USA und Schweiz: Hohe Verdienste, harter Wettbewerb
Die USA gelten als Land der unbegrenzten Möglichkeiten, doch die Konkurrenz ist enorm. Wer hier erfolgreich sein will, muss mit einem knallharten Arbeitsmarkt klarkommen. 70-Stunden-Wochen sind in vielen Branchen Standard, und Urlaub ist knapp bemessen. Darauf müssten sich „verweichlichte Europäer“ einstellen, so Hörhan.
Auch das Gesundheitswesen ist teuer: Ohne eine erstklassige Krankenversicherung kann eine medizinische Behandlung schnell in den fünfstelligen Bereich gehen. Wer es aber schafft, in den USA Fuß zu fassen, kann enorme Summen verdienen.
In der Schweiz locken hohe Gehaltsschecks, doch die Lebenshaltungskosten sind immens. Besonders in Städten wie Zürich oder Genf sind Mieten astronomisch, und selbst der Supermarkteinkauf kann für Neuankömmlinge ein Schock sein. „Wer glaubt, dass er in der Schweiz automatisch mehr Geld behält, hat die Rechnung ohne die hohen Ausgaben gemacht“, so Hörhan.

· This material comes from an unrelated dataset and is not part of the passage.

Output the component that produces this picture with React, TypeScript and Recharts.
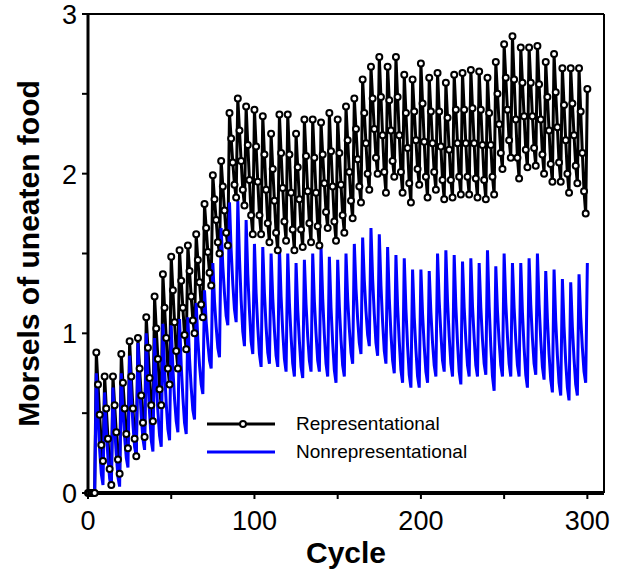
import { LineChart, Line, XAxis, YAxis, ReferenceLine, Label } from 'recharts';

// ── Data (one value per cycle, 0..300) ───────────────────────────────────────

const representational = [
  0, 0, 0, 0,
  0.00, 0.88, 0.68, 0.49, 0.30,
  0.20, 0.73, 0.53, 0.34, 0.15,
  0.05, 0.73, 0.55, 0.38, 0.21,
  0.12, 0.87, 0.69, 0.53, 0.37,
  0.28, 0.95, 0.73, 0.53, 0.34,
  0.23, 0.97, 0.78, 0.61, 0.44,
  0.35, 1.10, 0.91, 0.72, 0.55,
  0.45, 1.23, 1.03, 0.84, 0.65,
  0.55, 1.37, 1.16, 0.97, 0.78,
  0.68, 1.48, 1.27, 1.07, 0.89,
  0.78, 1.52, 1.33, 1.16, 0.99,
  0.90, 1.55, 1.39, 1.23, 1.08,
  1.00, 1.62, 1.46, 1.32, 1.18,
  1.10, 1.81, 1.66, 1.51, 1.38,
  1.30, 1.99, 1.84, 1.71, 1.57,
  1.50, 2.08, 1.92, 1.77, 1.63,
  1.55, 2.38, 2.22, 2.07, 1.93,
  1.85, 2.47, 2.27, 2.08, 1.90,
  1.80, 2.42, 2.18, 1.96, 1.74,
  1.62, 2.40, 2.17, 1.95, 1.74,
  1.62, 2.36, 2.12, 1.90, 1.69,
  1.57, 2.25, 2.03, 1.83, 1.63,
  1.52, 2.37, 2.13, 1.91, 1.70,
  1.58, 2.37, 2.12, 1.88, 1.65,
  1.52, 2.25, 2.04, 1.84, 1.65,
  1.54, 2.34, 2.11, 1.89, 1.69,
  1.57, 2.34, 2.10, 1.88, 1.67,
  1.55, 2.32, 2.12, 1.94, 1.76,
  1.66, 2.38, 2.14, 1.92, 1.70,
  1.58, 2.34, 2.13, 1.93, 1.74,
  1.63, 2.42, 2.21, 2.01, 1.83,
  1.72, 2.47, 2.28, 2.09, 1.92,
  1.82, 2.59, 2.38, 2.19, 2.00,
  1.90, 2.67, 2.47, 2.28, 2.10,
  2.00, 2.73, 2.48, 2.24, 2.01,
  1.88, 2.67, 2.46, 2.27, 2.08,
  1.98, 2.73, 2.48, 2.24, 2.01,
  1.88, 2.62, 2.38, 2.16, 1.94,
  1.82, 2.59, 2.39, 2.21, 2.03,
  1.93, 2.69, 2.44, 2.20, 1.98,
  1.85, 2.60, 2.39, 2.19, 2.01,
  1.90, 2.63, 2.39, 2.17, 1.96,
  1.84, 2.57, 2.35, 2.15, 1.96,
  1.85, 2.62, 2.40, 2.19, 1.98,
  1.87, 2.63, 2.40, 2.19, 1.98,
  1.87, 2.65, 2.41, 2.19, 1.97,
  1.85, 2.64, 2.40, 2.18, 1.96,
  1.84, 2.60, 2.38, 2.18, 1.98,
  1.87, 2.70, 2.50, 2.31, 2.13,
  2.03, 2.81, 2.60, 2.40, 2.21,
  2.10, 2.86, 2.59, 2.34, 2.10,
  1.97, 2.79, 2.57, 2.36, 2.15,
  2.04, 2.79, 2.57, 2.36, 2.16,
  2.05, 2.80, 2.56, 2.34, 2.12,
  2.00, 2.70, 2.48, 2.27, 2.06,
  1.95, 2.75, 2.51, 2.29, 2.07,
  1.95, 2.66, 2.43, 2.21, 2.00,
  1.88, 2.66, 2.44, 2.24, 2.05,
  1.94, 2.66, 2.39, 2.13, 1.89,
  1.75, 2.53,
];

const nonrepresentational = [
  0, 0, 0, 0,
  0.00, 0.75, 0.47, 0.27, 0.12,
  0.05, 0.63, 0.39, 0.22, 0.09,
  0.03, 0.66, 0.41, 0.24, 0.10,
  0.04, 0.75, 0.51, 0.35, 0.22,
  0.16, 0.86, 0.61, 0.43, 0.29,
  0.23, 0.94, 0.67, 0.48, 0.34,
  0.27, 1.00, 0.70, 0.50, 0.33,
  0.26, 0.97, 0.70, 0.51, 0.36,
  0.29, 1.06, 0.77, 0.56, 0.40,
  0.33, 1.05, 0.78, 0.59, 0.45,
  0.38, 1.09, 0.80, 0.60, 0.44,
  0.37, 1.10, 0.84, 0.66, 0.52,
  0.46, 1.19, 0.96, 0.80, 0.68,
  0.62, 1.27, 1.07, 0.94, 0.83,
  0.78, 1.44, 1.20, 1.04, 0.91,
  0.85, 1.66, 1.42, 1.25, 1.11,
  1.05, 1.82, 1.52, 1.31, 1.15,
  1.07, 1.83, 1.47, 1.21, 1.01,
  0.92, 1.71, 1.37, 1.14, 0.95,
  0.87, 1.56, 1.25, 1.04, 0.87,
  0.79, 1.54, 1.25, 1.04, 0.88,
  0.81, 1.50, 1.22, 1.02, 0.86,
  0.79, 1.54, 1.23, 1.01, 0.84,
  0.76, 1.50, 1.19, 0.98, 0.81,
  0.73, 1.44, 1.15, 0.95, 0.79,
  0.72, 1.46, 1.18, 0.98, 0.83,
  0.76, 1.50, 1.20, 1.00, 0.83,
  0.76, 1.54, 1.22, 0.99, 0.81,
  0.73, 1.48, 1.16, 0.94, 0.77,
  0.69, 1.46, 1.17, 0.96, 0.80,
  0.73, 1.50, 1.22, 1.03, 0.88,
  0.81, 1.56, 1.28, 1.09, 0.94,
  0.87, 1.60, 1.33, 1.14, 0.99,
  0.92, 1.66, 1.34, 1.12, 0.94,
  0.86, 1.62, 1.30, 1.07, 0.89,
  0.81, 1.54, 1.22, 1.00, 0.83,
  0.75, 1.49, 1.17, 0.95, 0.77,
  0.69, 1.47, 1.15, 0.92, 0.74,
  0.66, 1.40, 1.10, 0.90, 0.73,
  0.66, 1.40, 1.12, 0.92, 0.76,
  0.69, 1.39, 1.13, 0.94, 0.80,
  0.73, 1.50, 1.20, 1.00, 0.83,
  0.76, 1.52, 1.20, 0.98, 0.81,
  0.73, 1.49, 1.17, 0.94, 0.76,
  0.68, 1.45, 1.16, 0.96, 0.80,
  0.73, 1.47, 1.17, 0.97, 0.80,
  0.73, 1.44, 1.16, 0.96, 0.81,
  0.74, 1.52, 1.17, 0.92, 0.73,
  0.64, 1.42, 1.14, 0.95, 0.80,
  0.73, 1.50, 1.19, 0.98, 0.81,
  0.73, 1.44, 1.16, 0.96, 0.80,
  0.73, 1.44, 1.13, 0.91, 0.74,
  0.66, 1.47, 1.18, 0.97, 0.81,
  0.74, 1.50, 1.18, 0.96, 0.79,
  0.71, 1.39, 1.09, 0.87, 0.71,
  0.63, 1.40, 1.08, 0.86, 0.69,
  0.61, 1.34, 1.04, 0.82, 0.66,
  0.58, 1.32, 1.04, 0.84, 0.68,
  0.61, 1.37, 1.10, 0.91, 0.76,
  0.69, 1.44,
];

const xTicks = [0, 50, 100, 150, 200, 250, 300];
const xLabels = [0, 100, 200, 300];
const yTicks = [0, 0.5, 1, 1.5, 2, 2.5, 3];
const yLabels = [0, 1, 2, 3];

const data = representational.map((rep, i) => ({ cycle: i, rep, non: nonrepresentational[i] }));

const FONT = 'Liberation Sans, Arial, sans-serif';

// ── Ticks ─────────────────────────────────────────────────────────────────────

function XTick({ x, y, payload }: any) {
  if (!xLabels.includes(payload.value)) return null;
  return (
    <text x={x} y={y} dy={29} textAnchor="middle" fontFamily={FONT} fontSize={27} fill="#000">
      {payload.value}
    </text>
  );
}

function YTick({ x, y, payload }: any) {
  if (!yLabels.includes(payload.value)) return null;
  return (
    <text x={x} y={y} dx={-3} dy={10} textAnchor="end" fontFamily={FONT} fontSize={27} fill="#000">
      {payload.value}
    </text>
  );
}

// ── Legend ────────────────────────────────────────────────────────────────────

function LegendBox() {
  const row = { display: 'flex', alignItems: 'center', height: 28 } as const;
  const text = { fontFamily: FONT, fontSize: 19, color: '#000', marginLeft: 20 };
  return (
    <div style={{ position: 'absolute', left: 206, top: 410 }}>
      <div style={row}>
        <svg width={70} height={12}>
          <line x1={1} y1={6} x2={69} y2={6} stroke="#000" strokeWidth={3} />
          <circle cx={37} cy={6} r={3} fill="#fff" stroke="#000" strokeWidth={2} />
        </svg>
        <span style={text}>Representational</span>
      </div>
      <div style={row}>
        <svg width={70} height={12}>
          <line x1={1} y1={6} x2={69} y2={6} stroke="#0000ff" strokeWidth={3} />
        </svg>
        <span style={text}>Nonrepresentational</span>
      </div>
    </div>
  );
}

// ── Main ──────────────────────────────────────────────────────────────────────

export default function App() {
  return (
    <div style={{ position: 'absolute', left: 0, top: 0, width: 618, height: 571, background: '#fff' }}>
      <LineChart width={618} height={571} data={data} margin={{ top: 14, right: 14, left: 0, bottom: 0 }}>
        <XAxis
          dataKey="cycle"
          type="number"
          domain={[0, 310]}
          ticks={xTicks}
          tick={<XTick />}
          tickSize={6}
          height={78}
          axisLine={{ stroke: '#000', strokeWidth: 4 }}
          tickLine={{ stroke: '#000', strokeWidth: 2 }}
        >
          <Label
            content={({ viewBox }: any) => (
              <text
                x={viewBox.x + viewBox.width / 2}
                y={viewBox.y + 70}
                textAnchor="middle"
                fontFamily={FONT}
                fontWeight="bold"
                fontSize={30}
                fill="#000"
              >
                Cycle
              </text>
            )}
          />
        </XAxis>
        <YAxis
          type="number"
          domain={[0, 3]}
          ticks={yTicks}
          tick={<YTick />}
          tickSize={6}
          width={88}
          axisLine={{ stroke: '#000', strokeWidth: 3 }}
          tickLine={{ stroke: '#000', strokeWidth: 2 }}
        >
          <Label
            content={({ viewBox }: any) => {
              const cx = viewBox.x + 28;
              const cy = viewBox.y + viewBox.height / 2;
              return (
                <text
                  x={cx}
                  y={cy}
                  transform={`rotate(-90 ${cx} ${cy})`}
                  textAnchor="middle"
                  dominantBaseline="central"
                  fontFamily={FONT}
                  fontWeight="bold"
                  fontSize={30}
                  fill="#000"
                >
                  Morsels of uneaten food
                </text>
              );
            }}
          />
        </YAxis>
        <ReferenceLine y={3} stroke="#000" strokeWidth={2} />
        <ReferenceLine x={310} stroke="#000" strokeWidth={2} />
        <Line
          dataKey="rep"
          type="linear"
          stroke="#000"
          strokeWidth={3}
          dot={{ r: 3, fill: '#fff', stroke: '#000', strokeWidth: 2 }}
          isAnimationActive={false}
        />
        <Line
          dataKey="non"
          type="linear"
          stroke="#0000ff"
          strokeWidth={3}
          dot={false}
          isAnimationActive={false}
        />
      </LineChart>
      <LegendBox />
    </div>
  );
}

Nicht jedes Land ist ein Paradies
Beliebte Auswanderungsländer haben oft Nachteile, die in Social-Media-Posts nicht erwähnt werden. Luftverschmutzung, extreme Hitze, hohe Kriminalität oder ein unsicheres Rechtssystem können die Lebensqualität erheblich beeinträchtigen.

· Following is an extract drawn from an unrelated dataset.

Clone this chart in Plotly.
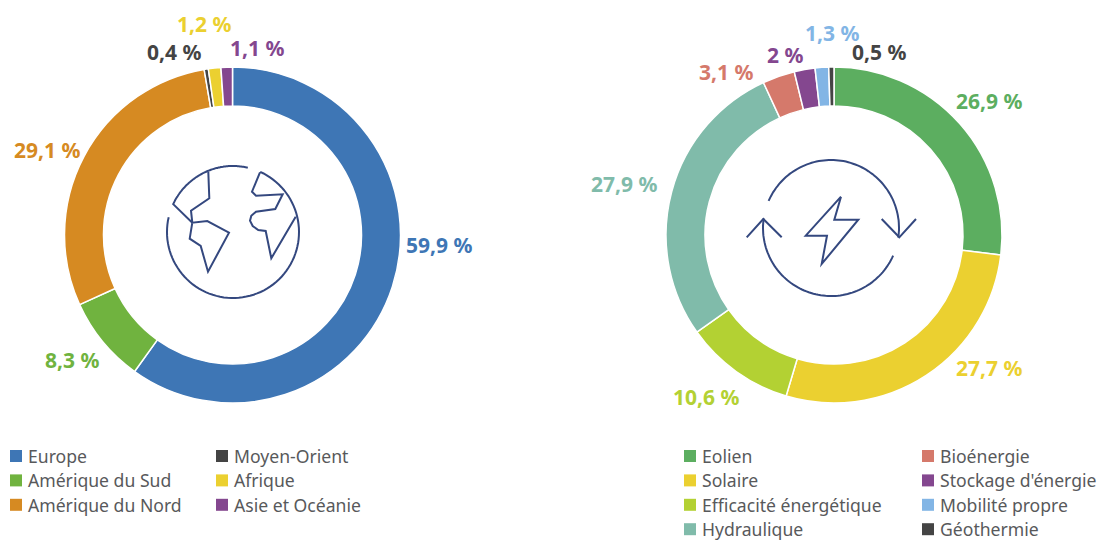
import numpy as np
import plotly.graph_objects as go

W, H = 1098, 541
FONT = "Noto Sans"

# --- data ---
regions = ["Europe", "Amérique du Sud", "Amérique du Nord", "Moyen-Orient", "Afrique", "Asie et Océanie"]
region_values = [59.9, 8.3, 29.1, 0.4, 1.2, 1.1]
region_labels = ["59,9 %", "8,3 %", "29,1 %", "0,4 %", "1,2 %", "1,1 %"]
region_colors = ["#3e76b5", "#70b33f", "#d68a22", "#444444", "#ebd030", "#84478f"]

sectors = ["Eolien", "Solaire", "Efficacité énergétique", "Hydraulique", "Bioénergie",
           "Stockage d'énergie", "Mobilité propre", "Géothermie"]
sector_values = [26.9, 27.7, 10.6, 27.9, 3.1, 2.0, 1.3, 0.5]
sector_labels = ["26,9 %", "27,7 %", "10,6 %", "27,9 %", "3,1 %", "2 %", "1,3 %", "0,5 %"]
sector_colors = ["#5cae60", "#ebd030", "#b3d133", "#80bbaa", "#d5796b", "#84478f", "#82b5e5", "#444444"]

# --- layout positions (pixels) ---
region_label_pos = [(439, 245), (72, 360), (47, 150), (174, 52), (204, 24), (257, 48)]
sector_label_pos = [(989, 101), (989, 368), (706, 397), (624, 184), (726, 72), (785, 55), (832, 33), (879, 52)]
R = 168
CY = 235
LEFT_CX, RIGHT_CX = 232.5, 834


def domain(cx):
    return dict(x=[(cx - R) / W, (cx + R) / W], y=[1 - (CY + R) / H, 1 - (CY - R) / H])


fig = go.Figure()
for labels, values, colors, cx in [(regions, region_values, region_colors, LEFT_CX),
                                   (sectors, sector_values, sector_colors, RIGHT_CX)]:
    fig.add_trace(go.Pie(labels=labels, values=values, hole=0.768, sort=False, direction="clockwise",
                         rotation=0, textinfo="none", hoverinfo="label+value", showlegend=False,
                         marker=dict(colors=colors, line=dict(color="white", width=1.5)),
                         domain=domain(cx)))

annotations = []
for texts, pos, colors in [(region_labels, region_label_pos, region_colors),
                           (sector_labels, sector_label_pos, sector_colors)]:
    for t, (x, y), c in zip(texts, pos, colors):
        annotations.append(dict(x=x, y=y, text=t, showarrow=False, xanchor="center", yanchor="middle",
                                font=dict(family=FONT, size=21, color=c, weight="bold")))

# --- legends ---
LEG = [(regions[:3], region_colors[:3], 16, 27, 456),
       (regions[3:], region_colors[3:], 222, 233, 456),
       (sectors[:4], sector_colors[:4], 690, 701, 456),
       (sectors[4:], sector_colors[4:], 928, 939, 456)]
STEP = 24.4
for names, cols, sx, tx, y0 in LEG:
    ys = [y0 + i * STEP for i in range(len(names))]
    fig.add_trace(go.Scatter(x=[sx] * len(names), y=ys, mode="markers", showlegend=False, hoverinfo="skip",
                             marker=dict(symbol="square", size=12, color=cols, line=dict(width=0))))
    for n, y in zip(names, ys):
        annotations.append(dict(x=tx, y=y, text=n, showarrow=False, xanchor="left", yanchor="middle",
                                borderpad=0, font=dict(family=FONT, size=17.6, color="#58595b")))


# --- icons ---
ICON = "#34487f"


def line_path(pts):
    return "M" + " L".join(f"{x:.1f},{y:.1f}" for x, y in pts)


def arc(cx, cy, r, a0, a1, n=80):
    t = np.radians(np.linspace(a0, a1, n))
    return list(zip(cx + r * np.cos(t), cy + r * np.sin(t)))


def z(pts, ox, oy):
    return [(ox + x / 3, oy + y / 3) for x, y in pts]


paths = []
# globe
gx, gy, gr = 233, 232, 66
paths.append(line_path(arc(gx, gy, gr, -77, -155) + z([(187, 218)], 130, 150)))
paths.append(line_path(arc(gx, gy, gr, -167, -425.7)))
paths.append(line_path(z([(235, 65), (238, 145), (183, 182), (187, 218), (232, 213), (297, 248),
                          (234, 365), (212, 288), (179, 266), (187, 218)], 130, 150)))
paths.append(line_path(z([(390, 67), (366, 125), (378, 137), (458, 133), (436, 177), (378, 185),
                          (364, 197), (360, 212), (368, 228), (385, 240), (407, 243), (424, 325),
                          (497, 200)], 130, 150)))
# energy
ex, ey, er = 831, 228, 68
paths.append(line_path(arc(ex, ey, er, -156.5, 8)))
paths.append(line_path(arc(ex, ey, er, 24, 188)))
paths.append(line_path(z([(455, 207), (508, 262), (558, 207)], 730, 150)))
paths.append(line_path(z([(50, 262), (100, 207), (155, 262)], 730, 150)))
paths.append(line_path(z([(333, 140), (227, 257), (291, 257), (275, 342), (385, 209), (313, 209), (333, 140)],
                         730, 150)))

shapes = [dict(type="path", path=p, xref="x", yref="y", line=dict(color=ICON, width=2)) for p in paths]

fig.update_layout(
    width=W, height=H, margin=dict(l=0, r=0, t=0, b=0), paper_bgcolor="white", plot_bgcolor="white",
    showlegend=False, annotations=annotations, shapes=shapes,
    xaxis=dict(range=[0, W], visible=False, fixedrange=True),
    yaxis=dict(range=[H, 0], visible=False, fixedrange=True),
)
fig.write_html("out.html", config=dict(displayModeBar=False),
               post_script="document.body.style.margin='0';document.documentElement.style.overflow='hidden';")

Hörhan rät dringend dazu, vor einer Entscheidung mehrere Monate im Wunschland zu verbringen und die Lebensumstände aus erster Hand kennenzulernen.
Innerhalb der EU ist der Wechsel einfacher
Wer innerhalb der EU auswandert, hat es einfacher. Die Gesundheitsversorgung bleibt oft gesichert, und viele berufliche Qualifikationen werden anerkannt. Dennoch gibt es Fallstricke: In Spanien kann es Jahre dauern, um eine Immobilie einzutragen. In Italien gibt es Steuerprivilegien für Reiche, aber auch hohe Kriminalität in einigen Regionen.

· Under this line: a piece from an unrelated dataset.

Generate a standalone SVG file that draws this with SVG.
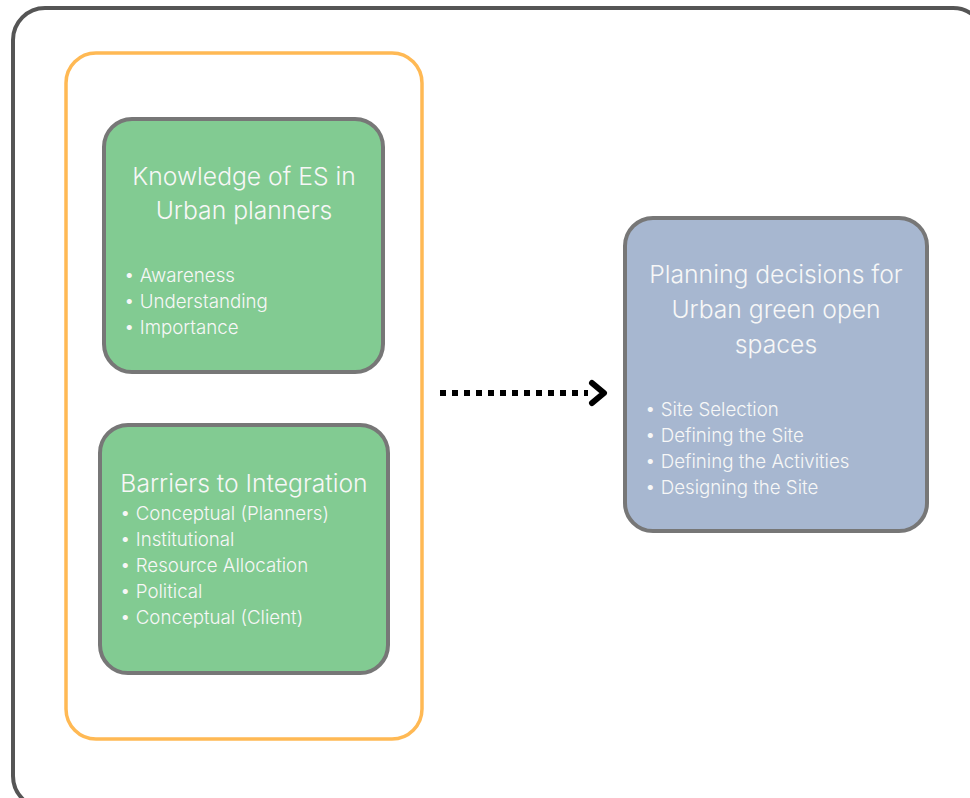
<svg xmlns="http://www.w3.org/2000/svg" width="970" height="798" viewBox="0 0 970 798">
<style>
.t{font-family:Inter,"Open Sans","Liberation Sans",sans-serif;font-weight:300;fill:#f7f7f7;font-size:24.7px;text-anchor:middle}
.b{font-family:Inter,"Open Sans","Liberation Sans",sans-serif;font-weight:300;fill:#f7f7f7;font-size:18.7px}
.box{stroke:#777;stroke-width:4}
</style>
<rect width="970" height="798" fill="#fff"/>
<rect x="13" y="8" width="972" height="800" rx="32" fill="#fff" stroke="#555" stroke-width="4"/>
<rect id="group" x="66" y="53" width="356" height="686" rx="30" fill="none" stroke="#FFB954" stroke-width="3.5"/>
<g id="knowledge">
<rect class="box" x="104" y="119" width="279" height="253" rx="28" fill="#82CB92"/>
<text class="t" x="244" y="185">Knowledge of ES in</text>
<text class="t" x="244" y="219">Urban planners</text>
<text class="b" x="124" y="282">• Awareness</text>
<text class="b" x="124" y="308">• Understanding</text>
<text class="b" x="124" y="334">• Importance</text>
</g>
<g id="barriers">
<rect class="box" x="100" y="425" width="288" height="248" rx="28" fill="#82CB92"/>
<text class="t" x="244" y="492">Barriers to Integration</text>
<text class="b" x="120" y="520">• Conceptual (Planners)</text>
<text class="b" x="120" y="546">• Institutional</text>
<text class="b" x="120" y="572">• Resource Allocation</text>
<text class="b" x="120" y="598">• Political</text>
<text class="b" x="120" y="624">• Conceptual (Client)</text>
</g>
<g id="planning">
<rect class="box" x="625" y="218" width="302" height="313" rx="28" fill="#A7B7D0"/>
<text class="t" x="776" y="283">Planning decisions for</text>
<text class="t" x="776" y="318">Urban green open</text>
<text class="t" x="776" y="353">spaces</text>
<text class="b" x="645" y="416">• Site Selection</text>
<text class="b" x="645" y="442">• Defining the Site</text>
<text class="b" x="645" y="468">• Defining the Activities</text>
<text class="b" x="645" y="494">• Designing the Site</text>
</g>
<g id="connectors">
<line x1="440" y1="393" x2="588" y2="393" stroke="#000" stroke-width="6" stroke-dasharray="6 6"/>
<polyline points="592,383 604,393 592,403" fill="none" stroke="#000" stroke-width="6" stroke-linecap="round" stroke-linejoin="round"/>
</g>
</svg>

Kroatien und andere Balkanstaaten sind ebenfalls beliebt, haben aber oft instabile Rechtssysteme. „Ein Grundbucheintrag dort ist nicht immer eine Garantie für Eigentum“, gibt Hörhan zu bedenken.
Viele unterschätzen auch die kulturellen Unterschiede. Soziale Normen, Rechtsvorschriften und der Arbeitsmarkt funktionieren in anderen Ländern oft völlig anders. Wer nicht bereit ist, sich anzupassen, wird es schwer haben.
Auswandern ist kein einfacher Schritt, sondern eine Lebensentscheidung mit weitreichenden Konsequenzen. Wer sich nicht umfassend vorbereitet, könnte am Ende mehr verlieren als gewinnen.
Kurz zusammengefasst:
- Gerald Hörhan warnt, dass Auswandern für die meisten finanziell und beruflich kaum realistisch ist, da hohe Lebenshaltungskosten, bürokratische Hürden und eingeschränkte Jobmöglichkeiten oft unterschätzt werden.
- Die Wegzugsteuer kann eine enorme finanzielle Belastung sein, besonders für Unternehmer und Vermögende, da Deutschland und Österreich nicht realisierte Kapitalgewinne beim Wegzug sofort besteuern.
- Länder wie die USA und die Schweiz bieten hohe Einkommen, setzen aber extreme Leistungsbereitschaft voraus, da dort harter Wettbewerb, hohe Lebenshaltungskosten und teure Gesundheitssysteme dominieren.